C. Implementation Details

• Software: Implemented within the PySCF package, utilizing the CuPy library for GPU acceleration.
• Optimization: To maximize Tensor Core utilization, the code pads tensor dimensions to multiples of 32 and avoids sparse matrix optimizations that would disrupt the regular memory access patterns required for high-throughput GEMM.
• Fallback: The algorithm includes a fallback mechanism to native FP64 GEMM when the SCF is nearly converged, ensuring the final result is not compromised by emulation noise.

3. Key Contributions

1. Novel Algorithm: Proposal of an adaptive precision scheme for DF that successfully converges to the same energies as standard FP64 calculations while utilizing 8-bit integer arithmetic.
2. Practical Implementation: Integration into the widely used PySCF package, demonstrating that AI hardware can be effectively used for reliable quantum chemistry without requiring a complete rewrite of the software stack.
3. Performance Validation: Comprehensive testing across 20+ molecular systems (ranging from alkane chains to water clusters and organic molecules) and three distinct GPU architectures (RTX 4090, RTX 6000 Ada, H100).
4. Hardware Utilization: Demonstration that INT8 emulation on Tensor Cores can outperform native FP64 even on high-end scientific GPUs (like H100) for specific workloads, provided an adaptive strategy is used.

4. Experimental Results

The study evaluated the method on RTX 4090 (gaming), RTX 6000 Ada (workstation), and H100 (data center) GPUs using 6-311G(d,p) and def2-TZVPP basis sets.

• Speedup:
  • RTX 4090: Up to 204% (2.04x) speedup over standard FP64.
  • RTX 6000 Ada: Up to 364% (3.64x) speedup.
  • H100: Up to 37% speedup. (Note: The H100 has strong native FP64 Tensor Cores, so the gain is smaller, but the adaptive method still outperforms fixed low-precision approaches).
• Convergence:
  • The adaptive precision algorithm required the same number of SCF iterations as the standard FP64 method for most systems.
  • A few systems required only one extra iteration to converge.
  • The absolute error in the final converged energy compared to the FP64 reference was consistently less than $10^{-7}$ Hartree.
• Comparison to Direct Methods: The DF approach with adaptive precision significantly outperformed the "Direct" method (which calculates integrals on-the-fly) for most systems, particularly larger ones, due to better utilization of Tensor Cores.

5. Significance

This work bridges the gap between AI hardware capabilities and rigorous scientific computing.
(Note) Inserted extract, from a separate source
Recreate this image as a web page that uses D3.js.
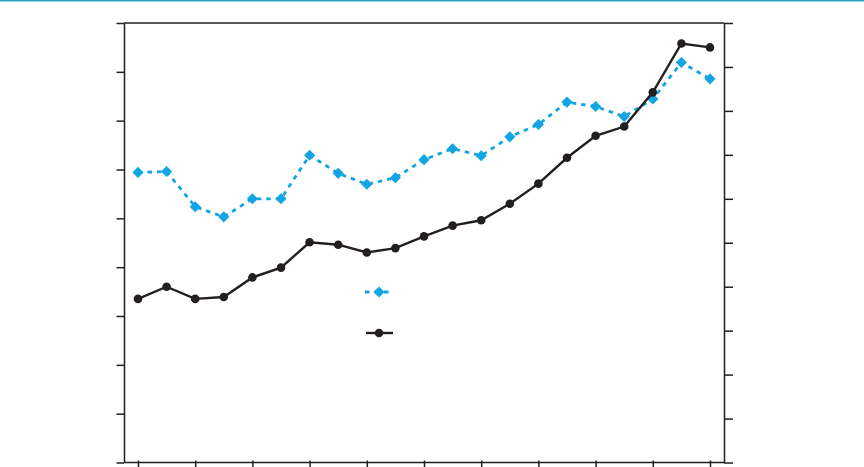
<!DOCTYPE html>
<html>
<head>
<meta charset="utf-8">
<script src="https://cdn.jsdelivr.net/npm/d3@7"></script>
<style>
  html, body { margin: 0; padding: 0; background: #fff; }
  svg { display: block; font-family: "Liberation Sans", Arial, sans-serif; }
</style>
</head>
<body>
<div id="chart"></div>
<script>
const years = d3.range(1990, 2011);
const xTicks = d3.range(1990, 2011, 2);
// black series, left axis (0..90)
const blackValues = [33.5, 36.0, 33.5, 33.9, 37.9, 39.9, 45.1, 44.6, 43.0, 43.9, 46.3,
  48.5, 49.6, 53.0, 57.1, 62.4, 66.9, 68.8, 75.8, 85.8, 85.0];
// blue series, right axis (0..100)
const blueValues = [66.0, 66.2, 58.2, 55.9, 60.0, 60.0, 69.9, 65.8, 63.3, 64.8, 68.9,
  71.4, 69.8, 74.1, 76.9, 82.0, 81.0, 78.7, 82.7, 91.0, 87.3];
const leftTicks = d3.range(0, 91, 10);
const rightTicks = d3.range(0, 101, 10);

const width = 864, height = 467;
const plotLeft = 124, plotRight = 724, plotTop = 23, plotBottom = 462.5;
const ink = '#231f20';
const blue = '#12a5e3';

const svg = d3.select('#chart').append('svg')
  .attr('width', width)
  .attr('height', height)
  .attr('viewBox', `0 0 ${width} ${height}`);

// thin rule across the very top
svg.append('line')
  .attr('x1', 0).attr('x2', width).attr('y1', 0.8).attr('y2', 0.8)
  .attr('stroke', '#2ea3c9').attr('stroke-width', 1.6);

const x = d3.scaleLinear().domain([1990, 2010]).range([138, 710]);
const yLeft = d3.scaleLinear().domain([0, 90]).range([plotBottom, plotTop]);
const yRight = d3.scaleLinear().domain([0, 100]).range([plotBottom, plotTop]);

// frame: top border
svg.append('line')
  .attr('x1', plotLeft).attr('x2', plotRight).attr('y1', plotTop).attr('y2', plotTop)
  .attr('stroke', ink).attr('stroke-width', 1.5);

// axes without labels
const axisStyle = g => {
  g.select('.domain').attr('stroke', ink).attr('stroke-width', 1.5);
  g.selectAll('.tick line').attr('stroke', ink).attr('stroke-width', 1.5);
  g.selectAll('.tick text').remove();
};

svg.append('g')
  .attr('transform', `translate(${plotLeft},0)`)
  .call(d3.axisLeft(yLeft).tickValues(leftTicks).tickSize(7.5).tickSizeOuter(0))
  .call(axisStyle);

svg.append('g')
  .attr('transform', `translate(${plotRight},0)`)
  .call(d3.axisRight(yRight).tickValues(rightTicks).tickSize(9).tickSizeOuter(0))
  .call(axisStyle);

const xAxis = svg.append('g')
  .attr('transform', `translate(0,${plotBottom})`)
  .call(d3.axisBottom(x).tickValues(xTicks).tickSize(7).tickSizeOuter(0))
  .call(axisStyle);
xAxis.select('.domain').attr('d', `M${plotLeft},0H${plotRight}`);
xAxis.selectAll('.tick line').attr('y1', -2);

// blue dashed series with diamonds
const blueLine = d3.line().x((d, i) => x(years[i])).y(d => yRight(d));
svg.append('path')
  .datum(blueValues)
  .attr('d', blueLine)
  .attr('fill', 'none')
  .attr('stroke', blue)
  .attr('stroke-width', 2.8)
  .attr('stroke-dasharray', '4.5,5');

const diamond = d3.symbol().type(d3.symbolSquare).size(62);
svg.append('g').selectAll('path')
  .data(blueValues)
  .enter().append('path')
  .attr('d', diamond)
  .attr('transform', (d, i) => `translate(${x(years[i])},${yRight(d)}) rotate(45)`)
  .attr('fill', blue);

// black solid series with dots
const blackLine = d3.line().x((d, i) => x(years[i])).y(d => yLeft(d));
svg.append('path')
  .datum(blackValues)
  .attr('d', blackLine)
  .attr('fill', 'none')
  .attr('stroke', ink)
  .attr('stroke-width', 2.4);

svg.append('g').selectAll('circle')
  .data(blackValues)
  .enter().append('circle')
  .attr('cx', (d, i) => x(years[i]))
  .attr('cy', d => yLeft(d))
  .attr('r', 4.3)
  .attr('fill', ink);

// legend (labels not legible in the source)
const legend = svg.append('g').attr('transform', 'translate(365,0)');
legend.append('line')
  .attr('x1', 0).attr('x2', 26).attr('y1', 292).attr('y2', 292)
  .attr('stroke', blue).attr('stroke-width', 2.8).attr('stroke-dasharray', '4.5,5');
legend.append('path')
  .attr('d', diamond)
  .attr('transform', 'translate(14,292) rotate(45)')
  .attr('fill', blue);
legend.append('line')
  .attr('x1', 1).attr('x2', 28).attr('y1', 333).attr('y2', 333)
  .attr('stroke', ink).attr('stroke-width', 2.4);
legend.append('circle')
  .attr('cx', 14).attr('cy', 333).attr('r', 4.3).attr('fill', ink);
</script>
</body>
</html>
It demonstrates that:

• AI Accelerators are Viable for Chemistry: Specialized AI hardware (Tensor Cores) can be effectively repurposed for quantum chemistry, provided the algorithms are adapted to handle precision requirements.
• Adaptive Precision is Essential: A "drop-in" replacement of FP64 with low-precision arithmetic fails to converge accurately. The adaptive strategy, which tightens precision as the solution stabilizes, is critical for maintaining scientific validity while gaining performance.
• Future Pathway: The success of INT8 emulation suggests a future where quantum chemistry simulations can scale to much larger systems by leveraging the massive throughput of AI accelerators, potentially reducing the time-to-solution for complex molecular simulations by an order of magnitude.

The paper concludes that while numerical stability analysis for these non-linear iterative algorithms remains a challenge, the proposed method offers a practical, high-performance solution for current and next-generation quantum chemistry simulations.